STATED TASK: Write out the entire listing below exactly, with the pictures left out.

ENTRIES PROVIDED:

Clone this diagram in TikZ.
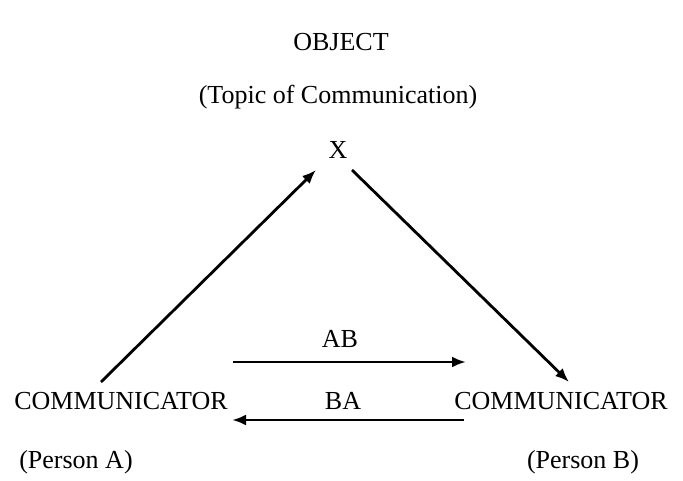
\documentclass[tikz,border=0pt]{standalone}
\usepackage{fontspec}
\setmainfont{Liberation Serif}
\usetikzlibrary{arrows.meta}
\begin{document}
\begin{tikzpicture}[x=1pt,y=-1pt,
  lbl/.style={inner sep=0pt,font=\fontsize{26}{30}\selectfont},
  arr/.style={line width=2.8pt,-{Latex[length=14pt,width=11pt]}}]
\useasboundingbox (0,0) rectangle (683,481);
\node[lbl] (obj) at (341,42) {OBJECT};
\node[lbl] (topic) at (338,97) {(Topic of Communication)};
\node[lbl] (x) at (338,150) {X};
\node[lbl] (ca) at (121,401) {COMMUNICATOR};
\node[lbl] (cb) at (561,401) {COMMUNICATOR};
\node[lbl] (pa) at (76,462) {(Person A)};
\node[lbl] (pb) at (583,462) {(Person B)};
\node[lbl] (ab) at (340,339) {AB};
\node[lbl] (ba) at (343,401) {BA};
\coordinate (a1) at (101,382);
\coordinate (a2) at (316,170);
\coordinate (b1) at (352,170);
\coordinate (b2) at (569,382);
\coordinate (ab1) at (233,362);
\coordinate (ab2) at (466,362);
\coordinate (ba1) at (464,420);
\coordinate (ba2) at (232,420);
\draw[arr] (a1) -- (a2);
\draw[arr] (b1) -- (b2);
\draw[arr] (ab1) -- (ab2);
\draw[arr] (ba1) -- (ba2);
\end{tikzpicture}
\end{document}
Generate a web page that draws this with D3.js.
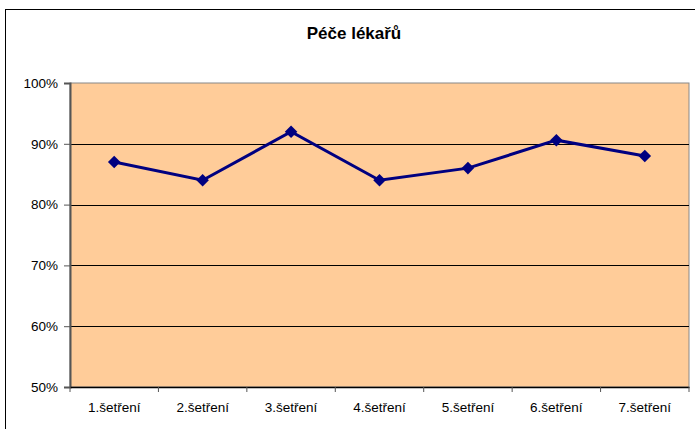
<!DOCTYPE html>
<html>
<head>
<meta charset="utf-8">
<script src="https://cdn.jsdelivr.net/npm/d3@7"></script>
<style>
  body { margin: 0; background: #fff; }
  svg { display: block; font-family: Arial, "Liberation Sans", sans-serif; }
</style>
</head>
<body>
<div id="chart"></div>
<script>
// Data
const categories = ["1.šetření", "2.šetření", "3.šetření", "4.šetření", "5.šetření", "6.šetření", "7.šetření"];
const values = [0.87, 0.84, 0.92, 0.84, 0.86, 0.906, 0.88];
const yTicks = [0.5, 0.6, 0.7, 0.8, 0.9, 1.0];

const W = 695, H = 429;
const margin = { top: 83, right: 6, bottom: 42, left: 70 };
const width = W - margin.left - margin.right;
const height = H - margin.top - margin.bottom;

const root = d3.select("#chart").append("svg")
  .attr("width", W)
  .attr("height", H);

// Outer chart border
root.append("rect")
  .attr("x", 5.5).attr("y", 9.5)
  .attr("width", W).attr("height", H)
  .attr("fill", "none")
  .attr("stroke", "#000");

// Title
root.append("text")
  .attr("x", 354)
  .attr("y", 39)
  .attr("text-anchor", "middle")
  .style("font-size", "17px")
  .style("font-weight", "bold")
  .text("Péče lékařů");

const svg = root.append("g")
  .attr("transform", `translate(${margin.left},${margin.top})`);

// Scales
const x = d3.scaleBand().domain(categories).range([0, width]);
const y = d3.scaleLinear().domain([0.5, 1.0]).range([height, 0]);

// Plot area
svg.append("rect")
  .attr("width", width)
  .attr("height", height)
  .attr("fill", "#ffcc99")
  .attr("stroke", "#888")
  .attr("stroke-width", 1);

// Gridlines
svg.selectAll(".grid")
  .data(yTicks.filter(t => t > 0.5 && t < 1))
  .enter().append("line")
    .attr("x1", 0).attr("x2", width)
    .attr("y1", d => Math.round(y(d)) + 0.5)
    .attr("y2", d => Math.round(y(d)) + 0.5)
    .attr("stroke", "#000");

// Y axis
const yAxis = svg.append("g")
  .call(d3.axisLeft(y).tickValues(yTicks).tickFormat(d3.format(".0%")).tickSize(6).tickPadding(6));
yAxis.select(".domain").attr("stroke", "#555").attr("stroke-width", 2);
yAxis.selectAll(".tick line").attr("stroke", "#555");
yAxis.selectAll("text").style("font-size", "13.5px").attr("fill", "#000");

// X axis with tick marks between categories
const xAxis = svg.append("g")
  .attr("transform", `translate(0,${height})`)
  .call(d3.axisBottom(x).tickSize(0).tickPadding(15));
xAxis.select(".domain").attr("stroke", "#000").attr("stroke-width", 1.5);
xAxis.selectAll("text").style("font-size", "13.5px").attr("fill", "#000");
svg.append("g")
  .selectAll("line")
  .data(d3.range(categories.length + 1))
  .enter().append("line")
    .attr("x1", i => i * x.bandwidth())
    .attr("x2", i => i * x.bandwidth())
    .attr("y1", height)
    .attr("y2", height + 5)
    .attr("stroke", "#555");

// Line
const line = d3.line()
  .x((d, i) => x(categories[i]) + x.bandwidth() / 2)
  .y(d => y(d));

svg.append("path")
  .datum(values)
  .attr("fill", "none")
  .attr("stroke", "#000080")
  .attr("stroke-width", 3)
  .attr("d", line);

// Diamond markers
svg.selectAll(".marker")
  .data(values)
  .enter().append("path")
    .attr("d", d3.symbol().type(d3.symbolDiamond2).size(100))
    .attr("transform", (d, i) => `translate(${x(categories[i]) + x.bandwidth() / 2},${y(d)})`)
    .attr("fill", "#000080");
</script>
</body>
</html>
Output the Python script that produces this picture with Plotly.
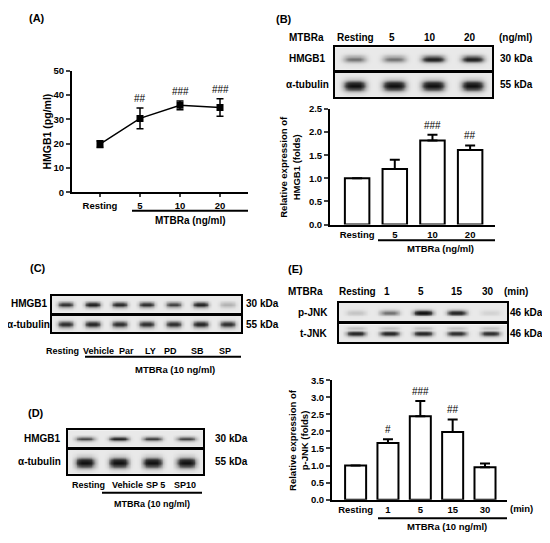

WRITTEN ANSWER:
Clone this diagram in TikZ.
\documentclass[tikz,border=0pt]{standalone}
\usepackage{fontspec}
\setmainfont{Liberation Serif}
\usetikzlibrary{arrows.meta}
\begin{document}
\begin{tikzpicture}[x=1pt,y=-1pt,
  lbl/.style={inner sep=0pt,font=\fontsize{26}{30}\selectfont},
  arr/.style={line width=2.8pt,-{Latex[length=14pt,width=11pt]}}]
\useasboundingbox (0,0) rectangle (683,481);
\node[lbl] (obj) at (341,42) {OBJECT};
\node[lbl] (topic) at (338,97) {(Topic of Communication)};
\node[lbl] (x) at (338,150) {X};
\node[lbl] (ca) at (121,401) {COMMUNICATOR};
\node[lbl] (cb) at (561,401) {COMMUNICATOR};
\node[lbl] (pa) at (76,462) {(Person A)};
\node[lbl] (pb) at (583,462) {(Person B)};
\node[lbl] (ab) at (340,339) {AB};
\node[lbl] (ba) at (343,401) {BA};
\coordinate (a1) at (101,382);
\coordinate (a2) at (316,170);
\coordinate (b1) at (352,170);
\coordinate (b2) at (569,382);
\coordinate (ab1) at (233,362);
\coordinate (ab2) at (466,362);
\coordinate (ba1) at (464,420);
\coordinate (ba2) at (232,420);
\draw[arr] (a1) -- (a2);
\draw[arr] (b1) -- (b2);
\draw[arr] (ab1) -- (ab2);
\draw[arr] (ba1) -- (ba2);
\end{tikzpicture}
\end{document}
Generate a web page that draws this with D3.js.
<!DOCTYPE html>
<html>
<head>
<meta charset="utf-8">
<script src="https://cdn.jsdelivr.net/npm/d3@7"></script>
<style>
  body { margin: 0; background: #fff; }
  svg { display: block; font-family: Arial, "Liberation Sans", sans-serif; }
</style>
</head>
<body>
<div id="chart"></div>
<script>
// Data
const categories = ["1.šetření", "2.šetření", "3.šetření", "4.šetření", "5.šetření", "6.šetření", "7.šetření"];
const values = [0.87, 0.84, 0.92, 0.84, 0.86, 0.906, 0.88];
const yTicks = [0.5, 0.6, 0.7, 0.8, 0.9, 1.0];

const W = 695, H = 429;
const margin = { top: 83, right: 6, bottom: 42, left: 70 };
const width = W - margin.left - margin.right;
const height = H - margin.top - margin.bottom;

const root = d3.select("#chart").append("svg")
  .attr("width", W)
  .attr("height", H);

// Outer chart border
root.append("rect")
  .attr("x", 5.5).attr("y", 9.5)
  .attr("width", W).attr("height", H)
  .attr("fill", "none")
  .attr("stroke", "#000");

// Title
root.append("text")
  .attr("x", 354)
  .attr("y", 39)
  .attr("text-anchor", "middle")
  .style("font-size", "17px")
  .style("font-weight", "bold")
  .text("Péče lékařů");

const svg = root.append("g")
  .attr("transform", `translate(${margin.left},${margin.top})`);

// Scales
const x = d3.scaleBand().domain(categories).range([0, width]);
const y = d3.scaleLinear().domain([0.5, 1.0]).range([height, 0]);

// Plot area
svg.append("rect")
  .attr("width", width)
  .attr("height", height)
  .attr("fill", "#ffcc99")
  .attr("stroke", "#888")
  .attr("stroke-width", 1);

// Gridlines
svg.selectAll(".grid")
  .data(yTicks.filter(t => t > 0.5 && t < 1))
  .enter().append("line")
    .attr("x1", 0).attr("x2", width)
    .attr("y1", d => Math.round(y(d)) + 0.5)
    .attr("y2", d => Math.round(y(d)) + 0.5)
    .attr("stroke", "#000");

// Y axis
const yAxis = svg.append("g")
  .call(d3.axisLeft(y).tickValues(yTicks).tickFormat(d3.format(".0%")).tickSize(6).tickPadding(6));
yAxis.select(".domain").attr("stroke", "#555").attr("stroke-width", 2);
yAxis.selectAll(".tick line").attr("stroke", "#555");
yAxis.selectAll("text").style("font-size", "13.5px").attr("fill", "#000");

// X axis with tick marks between categories
const xAxis = svg.append("g")
  .attr("transform", `translate(0,${height})`)
  .call(d3.axisBottom(x).tickSize(0).tickPadding(15));
xAxis.select(".domain").attr("stroke", "#000").attr("stroke-width", 1.5);
xAxis.selectAll("text").style("font-size", "13.5px").attr("fill", "#000");
svg.append("g")
  .selectAll("line")
  .data(d3.range(categories.length + 1))
  .enter().append("line")
    .attr("x1", i => i * x.bandwidth())
    .attr("x2", i => i * x.bandwidth())
    .attr("y1", height)
    .attr("y2", height + 5)
    .attr("stroke", "#555");

// Line
const line = d3.line()
  .x((d, i) => x(categories[i]) + x.bandwidth() / 2)
  .y(d => y(d));

svg.append("path")
  .datum(values)
  .attr("fill", "none")
  .attr("stroke", "#000080")
  .attr("stroke-width", 3)
  .attr("d", line);

// Diamond markers
svg.selectAll(".marker")
  .data(values)
  .enter().append("path")
    .attr("d", d3.symbol().type(d3.symbolDiamond2).size(100))
    .attr("transform", (d, i) => `translate(${x(categories[i]) + x.bandwidth() / 2},${y(d)})`)
    .attr("fill", "#000080");
</script>
</body>
</html>
Output the Python script that produces this picture with Plotly.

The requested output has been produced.